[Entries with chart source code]
>> Start

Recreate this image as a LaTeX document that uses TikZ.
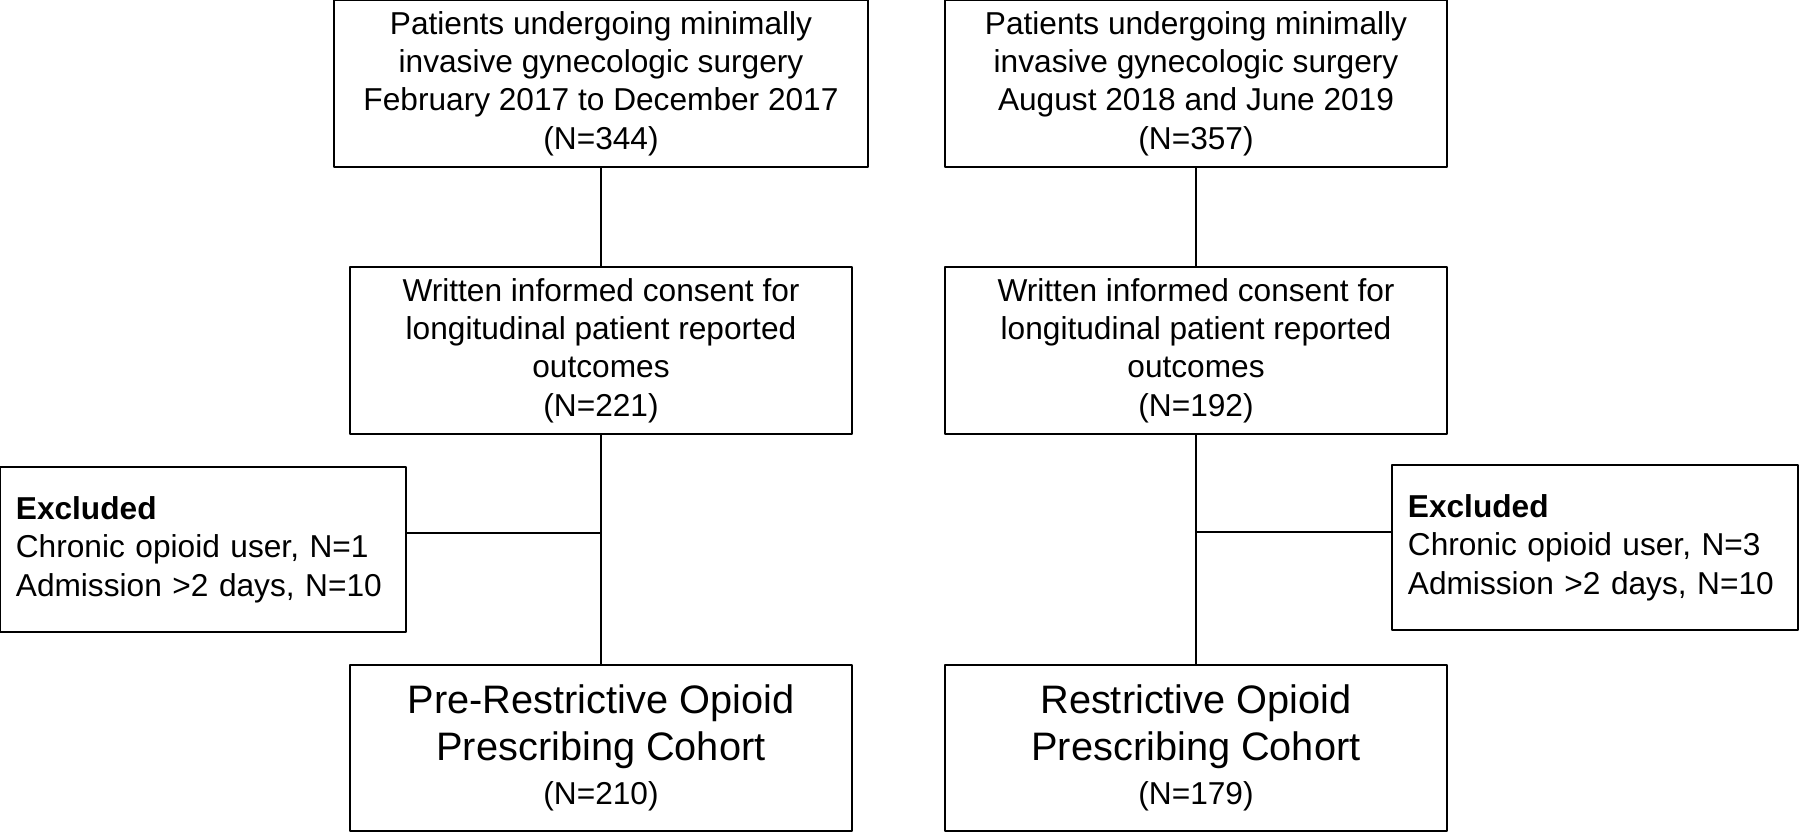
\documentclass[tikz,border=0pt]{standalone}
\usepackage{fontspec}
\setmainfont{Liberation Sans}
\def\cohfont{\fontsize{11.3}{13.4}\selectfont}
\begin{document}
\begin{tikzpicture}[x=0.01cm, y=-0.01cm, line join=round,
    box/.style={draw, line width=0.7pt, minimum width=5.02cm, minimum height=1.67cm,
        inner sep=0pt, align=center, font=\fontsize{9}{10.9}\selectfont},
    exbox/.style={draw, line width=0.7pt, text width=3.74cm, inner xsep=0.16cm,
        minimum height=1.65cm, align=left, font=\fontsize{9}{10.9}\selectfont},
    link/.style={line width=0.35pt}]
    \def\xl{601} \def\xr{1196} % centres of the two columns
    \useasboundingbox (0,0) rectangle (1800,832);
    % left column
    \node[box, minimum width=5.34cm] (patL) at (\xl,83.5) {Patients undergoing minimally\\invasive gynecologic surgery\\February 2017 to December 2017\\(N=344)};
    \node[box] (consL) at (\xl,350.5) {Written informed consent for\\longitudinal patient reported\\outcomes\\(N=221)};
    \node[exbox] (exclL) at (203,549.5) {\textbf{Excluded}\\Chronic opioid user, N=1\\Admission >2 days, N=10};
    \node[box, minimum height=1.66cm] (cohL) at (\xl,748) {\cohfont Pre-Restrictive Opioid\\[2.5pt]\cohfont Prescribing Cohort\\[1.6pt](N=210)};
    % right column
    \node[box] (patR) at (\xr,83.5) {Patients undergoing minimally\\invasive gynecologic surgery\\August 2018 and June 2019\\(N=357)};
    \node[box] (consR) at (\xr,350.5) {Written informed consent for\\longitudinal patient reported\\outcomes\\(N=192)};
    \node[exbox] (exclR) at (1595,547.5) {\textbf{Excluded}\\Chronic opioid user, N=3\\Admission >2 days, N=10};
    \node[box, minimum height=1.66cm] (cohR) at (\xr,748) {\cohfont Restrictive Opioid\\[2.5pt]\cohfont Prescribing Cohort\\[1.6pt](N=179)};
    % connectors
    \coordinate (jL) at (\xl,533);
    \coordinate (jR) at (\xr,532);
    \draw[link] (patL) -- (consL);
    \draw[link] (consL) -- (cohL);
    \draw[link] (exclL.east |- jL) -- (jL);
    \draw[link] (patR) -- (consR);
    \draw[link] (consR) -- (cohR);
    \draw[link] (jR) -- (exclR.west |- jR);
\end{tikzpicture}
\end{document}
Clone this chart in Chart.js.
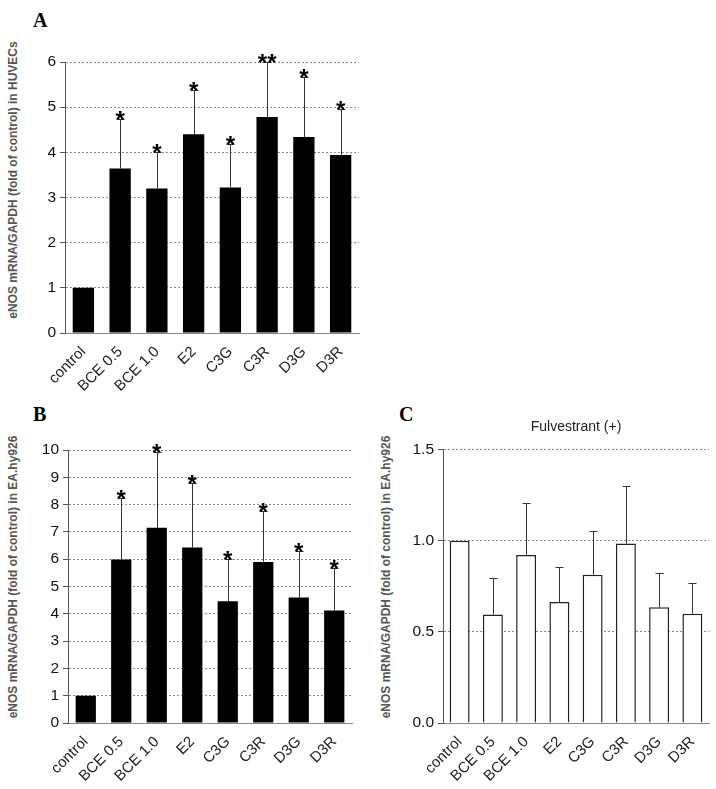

>> End

Transcribe every entry word for word, but omit the pictures.

Recreate this image as a LaTeX document that uses TikZ.
\documentclass[tikz,border=0pt]{standalone}
\usepackage{fontspec}
\setmainfont{Liberation Sans}
\def\cohfont{\fontsize{11.3}{13.4}\selectfont}
\begin{document}
\begin{tikzpicture}[x=0.01cm, y=-0.01cm, line join=round,
    box/.style={draw, line width=0.7pt, minimum width=5.02cm, minimum height=1.67cm,
        inner sep=0pt, align=center, font=\fontsize{9}{10.9}\selectfont},
    exbox/.style={draw, line width=0.7pt, text width=3.74cm, inner xsep=0.16cm,
        minimum height=1.65cm, align=left, font=\fontsize{9}{10.9}\selectfont},
    link/.style={line width=0.35pt}]
    \def\xl{601} \def\xr{1196} % centres of the two columns
    \useasboundingbox (0,0) rectangle (1800,832);
    % left column
    \node[box, minimum width=5.34cm] (patL) at (\xl,83.5) {Patients undergoing minimally\\invasive gynecologic surgery\\February 2017 to December 2017\\(N=344)};
    \node[box] (consL) at (\xl,350.5) {Written informed consent for\\longitudinal patient reported\\outcomes\\(N=221)};
    \node[exbox] (exclL) at (203,549.5) {\textbf{Excluded}\\Chronic opioid user, N=1\\Admission >2 days, N=10};
    \node[box, minimum height=1.66cm] (cohL) at (\xl,748) {\cohfont Pre-Restrictive Opioid\\[2.5pt]\cohfont Prescribing Cohort\\[1.6pt](N=210)};
    % right column
    \node[box] (patR) at (\xr,83.5) {Patients undergoing minimally\\invasive gynecologic surgery\\August 2018 and June 2019\\(N=357)};
    \node[box] (consR) at (\xr,350.5) {Written informed consent for\\longitudinal patient reported\\outcomes\\(N=192)};
    \node[exbox] (exclR) at (1595,547.5) {\textbf{Excluded}\\Chronic opioid user, N=3\\Admission >2 days, N=10};
    \node[box, minimum height=1.66cm] (cohR) at (\xr,748) {\cohfont Restrictive Opioid\\[2.5pt]\cohfont Prescribing Cohort\\[1.6pt](N=179)};
    % connectors
    \coordinate (jL) at (\xl,533);
    \coordinate (jR) at (\xr,532);
    \draw[link] (patL) -- (consL);
    \draw[link] (consL) -- (cohL);
    \draw[link] (exclL.east |- jL) -- (jL);
    \draw[link] (patR) -- (consR);
    \draw[link] (consR) -- (cohR);
    \draw[link] (jR) -- (exclR.west |- jR);
\end{tikzpicture}
\end{document}
Clone this chart in Chart.js.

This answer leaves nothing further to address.